The United States Department of Homeland Security (DHS) awarded $999,644 to a California-based small business, Karagozian & Case, Inc., for development of an advanced software option that would allow security professionals to view their environments through a mobile device.
“As crowded places continue to be a target for potential assailant attacks, we must provide our security experts with the technology they need to efficiently and effectively mitigate these threats,” Kathryn Coulter Mitchell, DHS senior official performing the duties of the under secretary for Science and Technology (S&T), said.
The theory behind the technology would be a mobile means of identification and mitigation of threats toward soft targets and crowded places, such as sports venues, shopping centers, schools or transportation systems. The Cybersecurity and Infrastructure Agency (CISA) sees such developments as important to addressing security and preparedness in a variety of situations.
“We’re looking toward the most cutting-edge research and technology to help keep Americans safe,” William Brown, security planning branch chief for CISA, said. “We look forward to continuing the efforts started in Phase I with Karagozian & Case, Inc. to assist field personnel in their work with partners to secure public gatherings, venues, and events using these technologies.”

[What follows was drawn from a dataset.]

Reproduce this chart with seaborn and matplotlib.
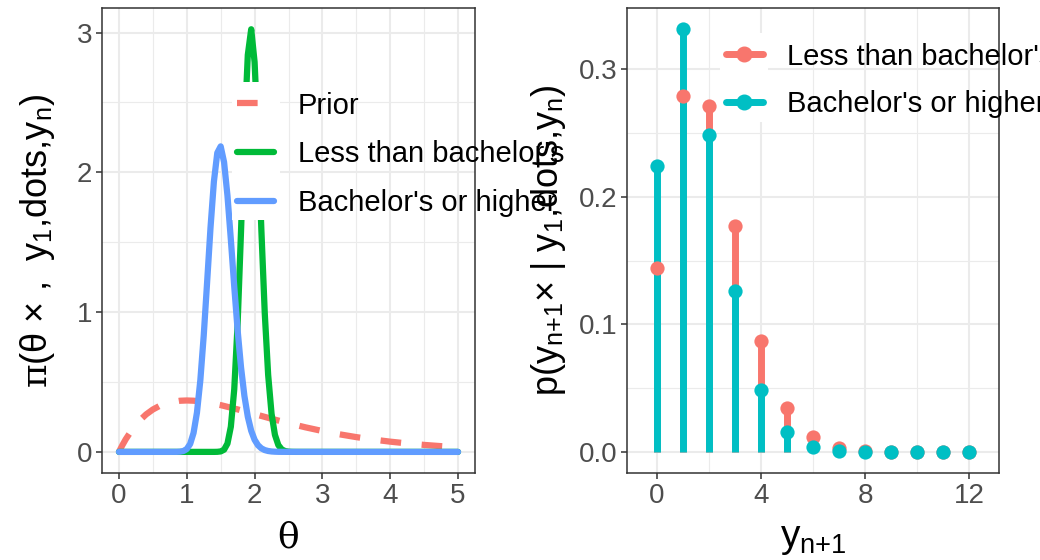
import matplotlib
matplotlib.use("Agg")
import matplotlib.pyplot as plt
import seaborn as sns
from matplotlib.lines import Line2D
from matplotlib.patches import Rectangle

# ---------------- data ----------------
prior_theta = [0, 0.05, 0.1, 0.2, 0.3, 0.4, 0.5, 0.6, 0.75, 0.9, 1.0, 1.1, 1.25, 1.5,
               1.75, 2.0, 2.25, 2.5, 2.75, 3.0, 3.25, 3.5, 3.75, 4.0, 4.25, 4.5, 4.75, 5.0]
prior_dens = [0, 0.0476, 0.0905, 0.1637, 0.2222, 0.2681, 0.3033, 0.3293, 0.3543, 0.3659,
              0.3679, 0.3662, 0.3581, 0.3347, 0.3041, 0.2707, 0.2371, 0.2052, 0.1758,
              0.1494, 0.1260, 0.1057, 0.0882, 0.0733, 0.0606, 0.0500, 0.0411, 0.0337]

less_theta = [0, 1.40, 1.45, 1.50, 1.55, 1.60, 1.65, 1.70, 1.75, 1.80, 1.85, 1.90, 1.95,
              2.00, 2.05, 2.10, 2.15, 2.20, 2.25, 2.30, 2.35, 2.40, 2.45, 2.50, 2.55, 2.60, 5.0]
less_dens = [0, 0.0001, 0.0006, 0.0034, 0.0159, 0.0596, 0.1806, 0.4479, 0.9191, 1.5794,
             2.2939, 2.8403, 3.0239, 2.7894, 2.2449, 1.5873, 0.9917, 0.5508, 0.2732,
             0.1217, 0.0489, 0.0178, 0.0059, 0.0018, 0.0005, 0.0001, 0]

bach_theta = [0, 0.85, 0.90, 0.95, 1.00, 1.05, 1.10, 1.15, 1.20, 1.25, 1.30, 1.35, 1.40,
              1.45, 1.50, 1.55, 1.60, 1.65, 1.70, 1.75, 1.80, 1.85, 1.90, 1.95, 2.00,
              2.05, 2.10, 2.15, 2.20, 2.25, 2.30, 2.35, 2.40, 5.0]
bach_dens = [0, 0.0003, 0.0016, 0.0063, 0.0206, 0.0570, 0.1356, 0.2808, 0.5125, 0.8324,
             1.2144, 1.6045, 1.9339, 2.1397, 2.1859, 2.0729, 1.8334, 1.5186, 1.1829,
             0.8695, 0.6051, 0.3999, 0.2516, 0.1511, 0.0869, 0.0479, 0.0254, 0.0129,
             0.0064, 0.0030, 0.0014, 0.0006, 0.0003, 0]

left_labels = ["Prior", "Less than bachelor's", "Bachelor's or higher"]

y_next = [0, 1, 2, 3, 4, 5, 6, 7, 8, 9, 10, 11, 12]
pred_less = [0.1440, 0.2791, 0.2717, 0.1771, 0.0870, 0.0343, 0.0113, 0.0032, 0.0008,
             0.0002, 0.0000, 0.0000, 0.0000]
pred_bach = [0.2244, 0.3317, 0.2487, 0.1262, 0.0487, 0.0152, 0.0040, 0.0009, 0.0002,
             0.0000, 0.0000, 0.0000, 0.0000]
right_labels = ["Less than bachelor's", "Bachelor's or higher"]

# ---------------- style ----------------
sns.set_theme(style="white")
plt.rcParams["font.family"] = ["Liberation Sans", "DejaVu Sans"]
plt.rcParams["mathtext.fontset"] = "custom"
plt.rcParams["mathtext.rm"] = "Liberation Sans"
plt.rcParams["mathtext.it"] = "DejaVu Serif"
plt.rcParams["mathtext.bf"] = "Liberation Sans:bold"

C_PRIOR, C_LESS, C_BACH = "#F8766D", "#00BA38", "#619CFF"
C_RED, C_TEAL = "#F8766D", "#00BFC4"
GRID = "#EBEBEB"
TICKFS = 20
LEGFS = 21
TITLEFS = 26

fig = plt.figure(figsize=(10.4, 5.6), dpi=100)
ax1 = fig.add_axes([102 / 1040, (560 - 473) / 560, 373 / 1040, 465 / 560])
ax2 = fig.add_axes([627 / 1040, (560 - 473) / 560, 372 / 1040, 465 / 560])


def style_axes(ax):
    ax.set_facecolor("white")
    ax.set_axisbelow(True)
    ax.grid(which="major", color=GRID, lw=1.5)
    ax.grid(which="minor", color=GRID, lw=0.8)
    for s in ax.spines.values():
        s.set_color("#333333")
        s.set_linewidth(1.1)
        s.set_visible(True)
    ax.tick_params(which="major", length=4, width=1.1, color="#333333",
                   labelcolor="#4D4D4D", labelsize=TICKFS, pad=3,
                   bottom=True, left=True)
    ax.tick_params(which="minor", length=0)


# ---------------- left panel ----------------
LW = 4.5
sns.lineplot(x=prior_theta, y=prior_dens, ax=ax1, color=C_PRIOR, lw=LW,
             linestyle=(0, (3.3, 3.3)), estimator=None, sort=False)
sns.lineplot(x=less_theta, y=less_dens, ax=ax1, color=C_LESS, lw=LW,
             estimator=None, sort=False)
sns.lineplot(x=bach_theta, y=bach_dens, ax=ax1, color=C_BACH, lw=LW,
             estimator=None, sort=False)

ax1.set_xlim(-0.25, 5.25)
ax1.set_ylim(-0.151, 3.176)
ax1.set_xticks([0, 1, 2, 3, 4, 5])
ax1.set_xticklabels(["0", "1", "2", "3", "4", "5"])
ax1.set_yticks([0, 1, 2, 3])
ax1.set_yticklabels(["0", "1", "2", "3"])
ax1.set_xticks([0.5, 1.5, 2.5, 3.5, 4.5], minor=True)
ax1.set_yticks([0.5, 1.5, 2.5], minor=True)
style_axes(ax1)

ax1.set_xlabel("θ", fontsize=TITLEFS, family="DejaVu Serif", color="black")
ax1.set_ylabel(r"$\pi$(θ × ,  y$_{\mathrm{1}}$,dots,y$_{\mathrm{n}}$)",
               fontsize=TITLEFS, color="black")
ax1.xaxis.label.set_verticalalignment("center")
ax1.yaxis.label.set_verticalalignment("center")
ax1.xaxis.set_label_coords(0.5, -0.138)
ax1.yaxis.set_label_coords(-0.172, 0.5)

# legend key backgrounds (white boxes like ggplot legend keys)
ax1.add_patch(Rectangle((0.3485, 0.544), 0.1287, 0.2975, transform=ax1.transAxes,
                        facecolor="white", edgecolor="none", zorder=3))
h_left = [Line2D([0], [0], color=C_PRIOR, lw=LW, linestyle=(0, (3.3, 3.3))),
          Line2D([0], [0], color=C_LESS, lw=LW),
          Line2D([0], [0], color=C_BACH, lw=LW)]
leg1 = ax1.legend(h_left, left_labels, loc="upper left", bbox_to_anchor=(0.362, 0.8204),
                  frameon=False, fontsize=LEGFS, handlelength=1.27, handletextpad=0.82,
                  labelspacing=0.71, borderpad=0, borderaxespad=0, labelcolor="black")
leg1.set_zorder(5)

# ---------------- right panel ----------------
SLW = 5
ax2.vlines(y_next, 0, pred_less, color=C_RED, lw=SLW, zorder=2)
ax2.vlines(y_next, 0, pred_bach, color=C_TEAL, lw=SLW, zorder=2)
sns.scatterplot(x=y_next, y=pred_less, ax=ax2, color=C_RED, s=105, linewidth=0, zorder=3)
sns.scatterplot(x=y_next, y=pred_bach, ax=ax2, color=C_TEAL, s=105, linewidth=0, zorder=3)

ax2.set_xlim(-1.15, 13.15)
ax2.set_ylim(-0.0166, 0.3482)
ax2.set_xticks([0, 4, 8, 12])
ax2.set_xticklabels(["0", "4", "8", "12"])
ax2.set_yticks([0.0, 0.1, 0.2, 0.3])
ax2.set_yticklabels(["0.0", "0.1", "0.2", "0.3"])
ax2.set_xticks([2, 6, 10], minor=True)
ax2.set_yticks([0.05, 0.15, 0.25], minor=True)
style_axes(ax2)

ax2.set_xlabel(r"y$_{\mathrm{n{+}1}}$", fontsize=TITLEFS + 2, color="black")
ax2.set_ylabel(r"p(y$_{\mathrm{n{+}1}}$× | y$_{\mathrm{1}}$,dots,y$_{\mathrm{n}}$)",
               fontsize=TITLEFS, color="black")
ax2.xaxis.label.set_verticalalignment("center")
ax2.yaxis.label.set_verticalalignment("center")
ax2.xaxis.set_label_coords(0.5, -0.142)
ax2.yaxis.set_label_coords(-0.212, 0.5)

ax2.add_patch(Rectangle((0.25, 0.7538), 0.129, 0.1935, transform=ax2.transAxes,
                        facecolor="white", edgecolor="none", zorder=3.5))
h_right = [Line2D([0], [0], color=C_RED, lw=SLW, marker="o", markersize=10.5),
           Line2D([0], [0], color=C_TEAL, lw=SLW, marker="o", markersize=10.5)]
leg2 = ax2.legend(h_right, right_labels, loc="upper left", bbox_to_anchor=(0.266, 0.9258),
                  frameon=False, fontsize=LEGFS, handlelength=1.27, handletextpad=0.82,
                  labelspacing=0.66, borderpad=0, borderaxespad=0, labelcolor="black")
leg2.set_zorder(5)

fig.savefig("out.png", dpi=100)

Money for the award came from the Small Business Innovation Research (SBIR) program, which S&T administers. Karagozian & Case were selected for a Phase II award following successful demonstration of the technology’s feasibility in Phase I testing. Such testing revealed a system built on integration of advanced geographical information systems through mapping software, along with AI, augmented reality and machine learning capabilities, all used to help security personnel better visualize various mitigation methods through a device as portable as their phones.
Now, Karagozian & Case will have 24 months to create a prototype for demonstration of the technology solution. After that, it could gain Phase III funding from private and/or non-SBIR government sources, and potentially, one day commercialize and market the technology.